In fact the N-Gage has moved past the ‘Daikatana’ region of joke, through the ‘Duke Nukem Forever’ zone of travesty and into the realm of tragedy. In the past hardware has failed for economic reasons (like the MSX), or undeservedly like the Dreamcast (which conclusively proved that a devoted and passionate fanbase is not as good as people actually buying the damn thing). The N-Gage is no such victim: throughout its history the N-Gage could do nothing but fail, and fail hard, the same way an caterpillar will fail at the hundred-meter hurdles.
In the first version you had to remove the battery pack to change the game cartridge, for God’s sake, proving that even to the designers the concept of somebody actually wanting to play games on the thing would be a rare and unforeseen occurrence.
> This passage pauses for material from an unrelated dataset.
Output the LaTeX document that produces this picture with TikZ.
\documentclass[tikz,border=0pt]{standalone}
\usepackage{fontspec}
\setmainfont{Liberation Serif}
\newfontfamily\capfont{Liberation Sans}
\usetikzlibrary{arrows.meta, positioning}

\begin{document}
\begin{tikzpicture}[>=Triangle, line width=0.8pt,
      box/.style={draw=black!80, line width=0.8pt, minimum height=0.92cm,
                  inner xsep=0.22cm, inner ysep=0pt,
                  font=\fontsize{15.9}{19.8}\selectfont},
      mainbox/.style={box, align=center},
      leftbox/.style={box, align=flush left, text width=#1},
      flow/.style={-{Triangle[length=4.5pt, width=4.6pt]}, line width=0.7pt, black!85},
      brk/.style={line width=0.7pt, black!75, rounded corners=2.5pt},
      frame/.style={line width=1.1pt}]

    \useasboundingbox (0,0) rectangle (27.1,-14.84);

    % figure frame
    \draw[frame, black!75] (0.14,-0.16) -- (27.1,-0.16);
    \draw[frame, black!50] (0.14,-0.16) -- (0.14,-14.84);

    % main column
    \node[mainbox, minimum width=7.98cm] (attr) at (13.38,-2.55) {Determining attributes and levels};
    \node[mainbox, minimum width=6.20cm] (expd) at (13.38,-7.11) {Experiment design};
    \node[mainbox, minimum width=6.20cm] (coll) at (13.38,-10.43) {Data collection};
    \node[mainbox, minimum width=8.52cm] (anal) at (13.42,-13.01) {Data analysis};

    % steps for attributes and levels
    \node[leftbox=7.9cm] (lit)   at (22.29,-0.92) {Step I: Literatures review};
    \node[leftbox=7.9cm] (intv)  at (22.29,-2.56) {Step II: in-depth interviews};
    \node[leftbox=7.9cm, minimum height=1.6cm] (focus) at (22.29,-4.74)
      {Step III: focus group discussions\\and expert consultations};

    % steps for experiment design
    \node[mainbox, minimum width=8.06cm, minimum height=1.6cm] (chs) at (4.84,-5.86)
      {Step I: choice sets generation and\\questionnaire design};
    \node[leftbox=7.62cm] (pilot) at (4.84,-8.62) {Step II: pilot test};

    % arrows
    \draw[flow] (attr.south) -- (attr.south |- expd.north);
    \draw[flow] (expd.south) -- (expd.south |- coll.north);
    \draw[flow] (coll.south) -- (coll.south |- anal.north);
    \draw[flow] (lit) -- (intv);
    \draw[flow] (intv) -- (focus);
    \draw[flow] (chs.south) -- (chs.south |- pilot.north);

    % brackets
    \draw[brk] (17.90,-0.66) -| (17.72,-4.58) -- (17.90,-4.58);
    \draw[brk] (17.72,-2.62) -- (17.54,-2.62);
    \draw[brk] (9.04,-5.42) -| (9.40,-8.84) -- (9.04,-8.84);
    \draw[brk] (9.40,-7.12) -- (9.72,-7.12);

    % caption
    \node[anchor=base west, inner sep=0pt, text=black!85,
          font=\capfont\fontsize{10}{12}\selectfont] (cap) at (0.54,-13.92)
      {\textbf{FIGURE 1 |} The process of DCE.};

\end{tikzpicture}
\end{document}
They fixed that in later versions, but when you need user feedback to get the “insert game cartridge into game console” step right you’ll need ten thousand iterations to get as far as the Atari 2600.
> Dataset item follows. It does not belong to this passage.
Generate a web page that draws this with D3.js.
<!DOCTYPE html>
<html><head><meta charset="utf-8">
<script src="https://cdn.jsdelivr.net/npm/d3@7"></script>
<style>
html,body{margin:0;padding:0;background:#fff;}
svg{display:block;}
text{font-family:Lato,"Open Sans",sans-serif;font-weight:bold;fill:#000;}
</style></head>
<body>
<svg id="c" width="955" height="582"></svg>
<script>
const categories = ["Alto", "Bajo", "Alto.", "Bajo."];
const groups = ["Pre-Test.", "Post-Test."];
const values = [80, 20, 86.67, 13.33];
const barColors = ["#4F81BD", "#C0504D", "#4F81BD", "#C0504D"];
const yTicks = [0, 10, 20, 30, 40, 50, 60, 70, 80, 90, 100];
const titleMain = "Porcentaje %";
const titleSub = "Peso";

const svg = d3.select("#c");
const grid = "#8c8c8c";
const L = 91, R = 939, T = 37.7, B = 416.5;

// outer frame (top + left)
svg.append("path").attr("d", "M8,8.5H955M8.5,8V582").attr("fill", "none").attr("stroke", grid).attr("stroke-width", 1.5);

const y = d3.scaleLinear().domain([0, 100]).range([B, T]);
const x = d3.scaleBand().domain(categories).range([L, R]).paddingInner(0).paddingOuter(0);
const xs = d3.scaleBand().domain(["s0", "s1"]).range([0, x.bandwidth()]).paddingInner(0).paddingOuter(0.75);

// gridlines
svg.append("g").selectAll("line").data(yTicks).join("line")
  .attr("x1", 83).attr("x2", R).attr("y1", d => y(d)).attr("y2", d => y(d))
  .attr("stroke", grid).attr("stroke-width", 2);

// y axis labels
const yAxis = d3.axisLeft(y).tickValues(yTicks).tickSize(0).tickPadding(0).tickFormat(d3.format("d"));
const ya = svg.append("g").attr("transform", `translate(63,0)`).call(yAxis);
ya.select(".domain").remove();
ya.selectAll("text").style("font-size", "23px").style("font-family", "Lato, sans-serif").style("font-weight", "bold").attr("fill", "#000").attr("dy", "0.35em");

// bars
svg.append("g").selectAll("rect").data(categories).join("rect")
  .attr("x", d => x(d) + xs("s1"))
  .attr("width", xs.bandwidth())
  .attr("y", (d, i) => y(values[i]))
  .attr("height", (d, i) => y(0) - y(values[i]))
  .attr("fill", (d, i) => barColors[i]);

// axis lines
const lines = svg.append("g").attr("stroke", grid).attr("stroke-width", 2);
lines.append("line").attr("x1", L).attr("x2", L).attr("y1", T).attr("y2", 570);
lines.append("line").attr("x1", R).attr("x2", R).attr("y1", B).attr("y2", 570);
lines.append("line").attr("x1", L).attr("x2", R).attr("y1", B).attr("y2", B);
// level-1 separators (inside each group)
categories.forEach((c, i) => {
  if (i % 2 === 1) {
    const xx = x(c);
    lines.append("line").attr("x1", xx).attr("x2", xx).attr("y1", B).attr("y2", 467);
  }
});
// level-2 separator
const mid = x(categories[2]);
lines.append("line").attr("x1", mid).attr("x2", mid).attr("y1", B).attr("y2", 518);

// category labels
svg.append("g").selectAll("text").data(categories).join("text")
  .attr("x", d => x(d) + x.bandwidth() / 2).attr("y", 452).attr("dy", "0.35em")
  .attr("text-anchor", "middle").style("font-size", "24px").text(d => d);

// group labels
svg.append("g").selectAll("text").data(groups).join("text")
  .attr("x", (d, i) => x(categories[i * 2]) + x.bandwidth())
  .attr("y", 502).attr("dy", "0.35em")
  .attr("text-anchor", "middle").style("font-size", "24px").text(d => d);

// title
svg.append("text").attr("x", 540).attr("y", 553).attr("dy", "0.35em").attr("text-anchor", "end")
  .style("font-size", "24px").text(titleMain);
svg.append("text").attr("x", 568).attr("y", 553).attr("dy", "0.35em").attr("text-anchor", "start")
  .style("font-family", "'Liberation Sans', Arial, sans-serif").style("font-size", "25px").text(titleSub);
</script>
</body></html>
In their defense, the N-Gage is abandoning hardware and focusing on software this time round, raising the chance that it might be only half crap. But when the launch lineup includes such flagship titles as “Another Breakout clone! As seen on every other mobile phone, flash-enabled browser, or DOS capable box since the beginning of time!”, it’s not exactly engaging the competitive games market guns blazing.
Gregg Sauter is excited to announce Crash Bandicoot will lead some exclusive titles, and that’s very cute, because he’s the only person excited about Crash in the world. And that’s because it’s his job.
Crash is a hangover from the “Let’s make a cash-spinning mascot!” craze of the nineties. The only thing stopping him from being the worst ‘zany’ character ever is the fact that Bubsy the Bobcat is still being tortured in the deepest spike filled pit of platform gaming hell.
It’s strange the a company so technologically advanced and media-focused as Nokia could be so blind. The could really make a gaming delivery platform work, but they need to change the name. Maybe to something like “Game delivery in no way associated with the N-Gage, in any sense, shape, or form. We fired all those guys and burned their notes.”